(Directions for this task): Give an exact transcription of every line, dropping the images.

(Recorded data):

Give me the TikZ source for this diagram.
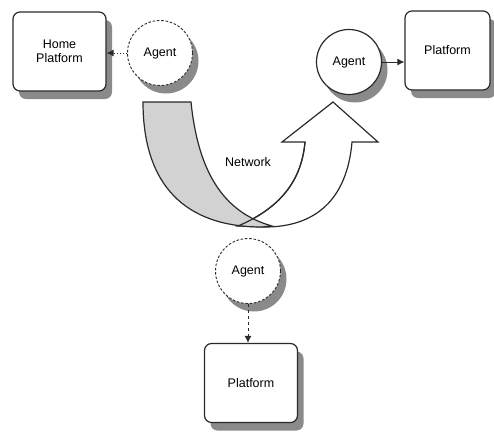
\documentclass[tikz,border=0pt]{standalone}
\usepackage{fontspec}
\setmainfont{Liberation Sans}
\usetikzlibrary{shadows,arrows.meta}
\definecolor{edge}{HTML}{2A2A2A}
\definecolor{shade}{HTML}{8A8A8A}
\definecolor{band}{HTML}{D2D2D2}
\begin{document}
\begin{tikzpicture}[x=1pt,y=-1pt,
  lbl/.style={font=\fontsize{12.5}{14.5}\selectfont},
  plat/.style={lbl, draw=edge, line width=1.2pt, fill=white, rounded corners=7pt,
    minimum width=93pt, minimum height=79pt, align=center, inner sep=2pt,
    drop shadow={shadow xshift=6pt, shadow yshift=-8pt, fill=shade, opacity=1}},
  agent/.style={lbl, circle, draw=edge, line width=1.2pt, fill=white, minimum size=65pt, inner sep=0pt,
    drop shadow={shadow xshift=6pt, shadow yshift=-8pt, fill=shade, opacity=1}},
  ghost/.style={agent, dash pattern=on 2.5pt off 1.8pt, line width=0.9pt},
  tip/.style={-{Latex[length=7pt,width=7pt]}},
  netline/.style={draw=edge, line width=1.2pt, line join=miter}
]
\useasboundingbox (0,0) rectangle (494,432);

% network: white U-turn arrow
\path[netline, fill=white]
  (238,226) .. controls (285,206) and (302,176) .. (305,142)
  -- (282,142) -- (333,102) -- (378,142) -- (352,142)
  .. controls (347,200) and (315,227) .. (265,227) -- cycle;
% grey band
\path[netline, fill=band]
  (143,102) -- (191,102)
  .. controls (198,170) and (222,212) .. (272,226)
  -- (262,227)
  .. controls (185,227) and (143,185) .. (143,102) -- cycle;
% redraw inner edge of the white arrow over the band
\draw[netline] (238,226) .. controls (285,206) and (302,176) .. (305,142);
\node[lbl] (net) at (248,162) {Network};

\node[plat] (home) at (59.5,51.5) {Home\\Platform};
\node[ghost] (a1) at (160,53) {Agent};
\node[agent] (a2) at (349,62) {Agent};
\node[plat, minimum width=85pt] (p2) at (447.5,50.5) {Platform};
\node[ghost] (a3) at (248,271) {Agent};
\node[plat] (p3) at (251,383) {Platform};

\draw[tip, dotted, line width=1pt, draw=edge] (a1.west) -- (home.east |- a1.west);
\draw[tip, line width=1pt, draw=edge] (a2.east) -- (p2.west |- a2.east);
\draw[tip, dashed, line width=1pt, draw=edge] (a3.south) -- (p3.north -| a3.south);
\end{tikzpicture}
\end{document}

(Response to the exercise):
Give me the TikZ source for this diagram.
\documentclass[tikz,border=0pt]{standalone}
\usepackage{fontspec}
\setmainfont{Liberation Sans}
\usetikzlibrary{shadows,arrows.meta}
\definecolor{edge}{HTML}{2A2A2A}
\definecolor{shade}{HTML}{8A8A8A}
\definecolor{band}{HTML}{D2D2D2}
\begin{document}
\begin{tikzpicture}[x=1pt,y=-1pt,
  lbl/.style={font=\fontsize{12.5}{14.5}\selectfont},
  plat/.style={lbl, draw=edge, line width=1.2pt, fill=white, rounded corners=7pt,
    minimum width=93pt, minimum height=79pt, align=center, inner sep=2pt,
    drop shadow={shadow xshift=6pt, shadow yshift=-8pt, fill=shade, opacity=1}},
  agent/.style={lbl, circle, draw=edge, line width=1.2pt, fill=white, minimum size=65pt, inner sep=0pt,
    drop shadow={shadow xshift=6pt, shadow yshift=-8pt, fill=shade, opacity=1}},
  ghost/.style={agent, dash pattern=on 2.5pt off 1.8pt, line width=0.9pt},
  tip/.style={-{Latex[length=7pt,width=7pt]}},
  netline/.style={draw=edge, line width=1.2pt, line join=miter}
]
\useasboundingbox (0,0) rectangle (494,432);

% network: white U-turn arrow
\path[netline, fill=white]
  (238,226) .. controls (285,206) and (302,176) .. (305,142)
  -- (282,142) -- (333,102) -- (378,142) -- (352,142)
  .. controls (347,200) and (315,227) .. (265,227) -- cycle;
% grey band
\path[netline, fill=band]
  (143,102) -- (191,102)
  .. controls (198,170) and (222,212) .. (272,226)
  -- (262,227)
  .. controls (185,227) and (143,185) .. (143,102) -- cycle;
% redraw inner edge of the white arrow over the band
\draw[netline] (238,226) .. controls (285,206) and (302,176) .. (305,142);
\node[lbl] (net) at (248,162) {Network};

\node[plat] (home) at (59.5,51.5) {Home\\Platform};
\node[ghost] (a1) at (160,53) {Agent};
\node[agent] (a2) at (349,62) {Agent};
\node[plat, minimum width=85pt] (p2) at (447.5,50.5) {Platform};
\node[ghost] (a3) at (248,271) {Agent};
\node[plat] (p3) at (251,383) {Platform};

\draw[tip, dotted, line width=1pt, draw=edge] (a1.west) -- (home.east |- a1.west);
\draw[tip, line width=1pt, draw=edge] (a2.east) -- (p2.west |- a2.east);
\draw[tip, dashed, line width=1pt, draw=edge] (a3.south) -- (p3.north -| a3.south);
\end{tikzpicture}
\end{document}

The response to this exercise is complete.